‘Total Portfolio Approach’ Is Shaking Up How Trillions Get Managed

In the staid world of sovereign wealth and pension funds, an evolution is underway that could rewrite how trillions of dollars get invested.

For decades, these institutional allocators took roughly the same approach to managing the vast piles of cash under their control: They diversified by divvying up the money across asset classes — for example 40% in stocks, 40% bonds and 20% alternatives — then stuck with it by rebalancing now and again when things got out of whack.

But a growing list of funds is challenging that convention by turning to a method that ditches the asset-class silos. Instead, they pit investments as disparate as, say, public equities and private credit against each other in search of the best bet for the whole portfolio. Dubbed the Total Portfolio Approach, it’s gaining traction fast — and before month-end it may even be the guiding principle of America’s largest public pension.

CalPERS, the California Public Employees’ Retirement System, is voting on whether to adopt TPA next week. A “yes” vote will see the $587 billion fund join an accelerating bandwagon that already includes the likes of Singapore’s sovereign GIC Pte, Australia’s Future Fund and Canada’s CPP Investments.
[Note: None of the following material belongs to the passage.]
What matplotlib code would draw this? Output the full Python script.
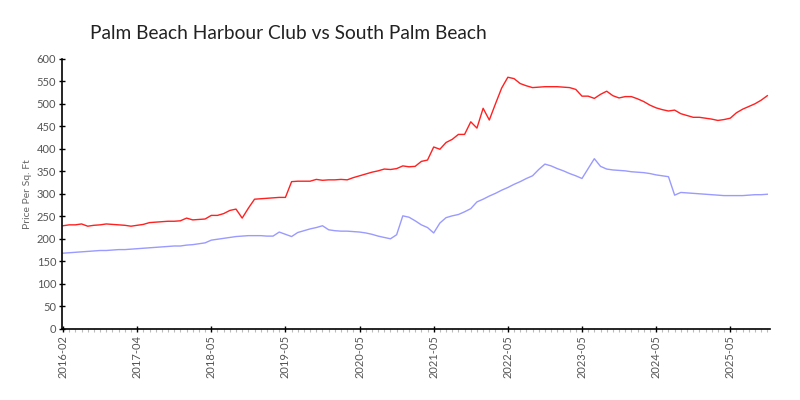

For many such allocators, adopting TPA will mean making drastic changes in culture, governance and infrastructure. Meanwhile there are plenty of skeptics who see little more than a buzzy acronym. But to its proponents, TPA is a better fit than the old static model — known as Strategic Asset Allocation — for an unpredictable world in which inflation spikes or geopolitical shocks can easily upend market assumptions.

“Your SAA was built with markets in equilibrium,” said Michael Wissell, chief investment officer at the roughly $88 billion Healthcare of Ontario Pension Plan, which uses TPA. “It’s just never been the case. There’s always something out of the equilibrium. And when you use a model that’s predicated on something that just simply isn’t true, you can get yourself into trouble.”